### DATA ENTRIES:
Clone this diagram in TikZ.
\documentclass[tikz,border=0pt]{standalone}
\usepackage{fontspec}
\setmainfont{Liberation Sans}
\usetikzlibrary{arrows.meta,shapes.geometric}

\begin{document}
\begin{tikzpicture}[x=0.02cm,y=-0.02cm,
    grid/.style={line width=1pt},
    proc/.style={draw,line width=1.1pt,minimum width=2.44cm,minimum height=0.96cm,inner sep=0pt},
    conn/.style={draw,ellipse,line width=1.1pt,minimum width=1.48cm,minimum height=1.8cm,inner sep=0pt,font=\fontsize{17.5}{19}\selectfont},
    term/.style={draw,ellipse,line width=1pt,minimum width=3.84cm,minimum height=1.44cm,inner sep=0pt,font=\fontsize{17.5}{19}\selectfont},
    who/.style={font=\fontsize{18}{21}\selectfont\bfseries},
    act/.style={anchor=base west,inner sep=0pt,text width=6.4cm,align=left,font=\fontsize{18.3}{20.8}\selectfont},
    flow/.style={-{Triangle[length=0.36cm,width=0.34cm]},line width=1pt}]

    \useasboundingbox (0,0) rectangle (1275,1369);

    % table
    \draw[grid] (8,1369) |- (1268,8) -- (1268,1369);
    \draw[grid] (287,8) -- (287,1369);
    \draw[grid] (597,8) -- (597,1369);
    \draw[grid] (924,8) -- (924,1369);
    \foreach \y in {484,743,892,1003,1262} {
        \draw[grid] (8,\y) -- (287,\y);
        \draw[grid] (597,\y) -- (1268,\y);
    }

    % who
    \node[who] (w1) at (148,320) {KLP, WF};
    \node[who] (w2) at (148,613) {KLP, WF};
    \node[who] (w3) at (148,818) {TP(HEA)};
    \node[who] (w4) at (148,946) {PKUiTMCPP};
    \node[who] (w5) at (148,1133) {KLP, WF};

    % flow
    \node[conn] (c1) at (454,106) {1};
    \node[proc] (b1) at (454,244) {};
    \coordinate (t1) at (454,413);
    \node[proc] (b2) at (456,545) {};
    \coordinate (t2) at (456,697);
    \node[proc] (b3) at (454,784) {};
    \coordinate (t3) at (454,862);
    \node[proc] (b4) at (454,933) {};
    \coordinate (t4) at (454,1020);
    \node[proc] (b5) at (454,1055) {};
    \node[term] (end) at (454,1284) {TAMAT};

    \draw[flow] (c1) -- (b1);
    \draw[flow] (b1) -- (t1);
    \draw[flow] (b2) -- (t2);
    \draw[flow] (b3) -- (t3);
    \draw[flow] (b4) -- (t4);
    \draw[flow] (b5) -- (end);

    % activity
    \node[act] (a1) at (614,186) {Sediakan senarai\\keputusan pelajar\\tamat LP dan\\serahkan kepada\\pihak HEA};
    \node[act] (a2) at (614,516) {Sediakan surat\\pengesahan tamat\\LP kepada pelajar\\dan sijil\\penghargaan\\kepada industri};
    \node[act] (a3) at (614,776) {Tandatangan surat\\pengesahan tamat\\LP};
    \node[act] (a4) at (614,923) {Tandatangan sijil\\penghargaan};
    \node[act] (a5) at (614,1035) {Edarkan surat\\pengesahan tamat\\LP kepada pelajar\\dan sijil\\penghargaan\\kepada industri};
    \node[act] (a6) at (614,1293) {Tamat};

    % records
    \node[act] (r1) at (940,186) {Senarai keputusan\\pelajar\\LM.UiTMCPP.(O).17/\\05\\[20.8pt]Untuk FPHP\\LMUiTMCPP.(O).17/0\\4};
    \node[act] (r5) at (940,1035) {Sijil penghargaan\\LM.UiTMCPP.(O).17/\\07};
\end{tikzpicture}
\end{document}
* * *
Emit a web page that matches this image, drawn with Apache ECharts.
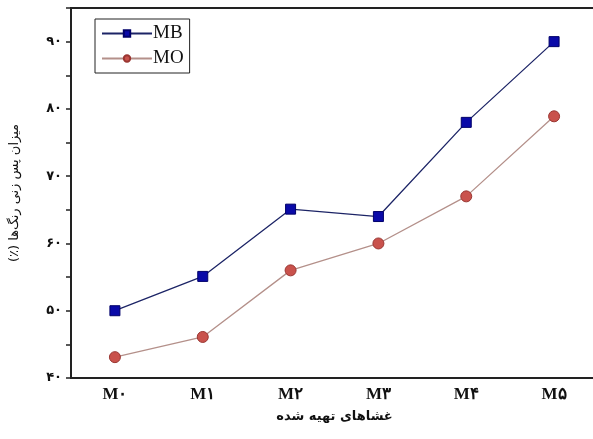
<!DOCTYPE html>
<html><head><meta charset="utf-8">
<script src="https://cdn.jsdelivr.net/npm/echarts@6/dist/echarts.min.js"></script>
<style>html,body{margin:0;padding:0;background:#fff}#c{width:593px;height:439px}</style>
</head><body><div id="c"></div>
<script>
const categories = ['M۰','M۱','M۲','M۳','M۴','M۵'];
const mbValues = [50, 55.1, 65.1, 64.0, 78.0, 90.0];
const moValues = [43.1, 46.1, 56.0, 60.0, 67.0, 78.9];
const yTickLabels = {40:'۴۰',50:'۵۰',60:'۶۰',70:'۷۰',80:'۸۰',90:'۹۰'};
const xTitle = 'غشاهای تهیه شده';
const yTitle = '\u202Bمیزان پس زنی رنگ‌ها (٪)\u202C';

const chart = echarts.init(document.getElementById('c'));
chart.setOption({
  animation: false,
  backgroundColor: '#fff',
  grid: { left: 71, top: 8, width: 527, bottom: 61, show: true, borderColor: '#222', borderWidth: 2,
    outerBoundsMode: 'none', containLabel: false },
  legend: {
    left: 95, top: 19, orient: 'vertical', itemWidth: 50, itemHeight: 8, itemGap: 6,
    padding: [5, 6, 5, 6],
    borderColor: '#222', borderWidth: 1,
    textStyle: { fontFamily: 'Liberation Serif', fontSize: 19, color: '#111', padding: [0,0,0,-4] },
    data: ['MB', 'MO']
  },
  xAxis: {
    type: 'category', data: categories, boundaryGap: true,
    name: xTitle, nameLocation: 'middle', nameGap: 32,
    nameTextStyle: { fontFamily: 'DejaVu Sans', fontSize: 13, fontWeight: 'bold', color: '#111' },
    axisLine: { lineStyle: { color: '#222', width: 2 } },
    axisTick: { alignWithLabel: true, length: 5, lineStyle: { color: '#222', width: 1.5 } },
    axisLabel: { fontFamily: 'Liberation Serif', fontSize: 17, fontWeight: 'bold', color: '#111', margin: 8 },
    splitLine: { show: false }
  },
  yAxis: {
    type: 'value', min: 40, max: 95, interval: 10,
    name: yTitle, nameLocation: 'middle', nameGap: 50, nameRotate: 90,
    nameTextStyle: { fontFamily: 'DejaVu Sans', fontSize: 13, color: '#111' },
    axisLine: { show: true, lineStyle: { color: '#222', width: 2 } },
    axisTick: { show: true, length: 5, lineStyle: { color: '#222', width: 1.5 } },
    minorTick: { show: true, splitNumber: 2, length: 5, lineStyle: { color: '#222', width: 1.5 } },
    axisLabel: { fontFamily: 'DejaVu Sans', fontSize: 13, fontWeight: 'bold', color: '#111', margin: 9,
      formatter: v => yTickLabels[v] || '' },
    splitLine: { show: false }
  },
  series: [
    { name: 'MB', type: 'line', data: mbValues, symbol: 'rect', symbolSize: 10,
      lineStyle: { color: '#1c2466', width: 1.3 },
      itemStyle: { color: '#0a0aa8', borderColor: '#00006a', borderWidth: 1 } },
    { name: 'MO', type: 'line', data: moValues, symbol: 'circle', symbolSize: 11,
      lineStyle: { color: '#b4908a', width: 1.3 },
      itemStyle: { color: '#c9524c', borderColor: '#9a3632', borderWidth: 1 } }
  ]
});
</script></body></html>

### EXERCISE INSTRUCTIONS:
Say how many lines in the records hold "this", with the number as the whole reply.

### REPLY TO THE TASK:
2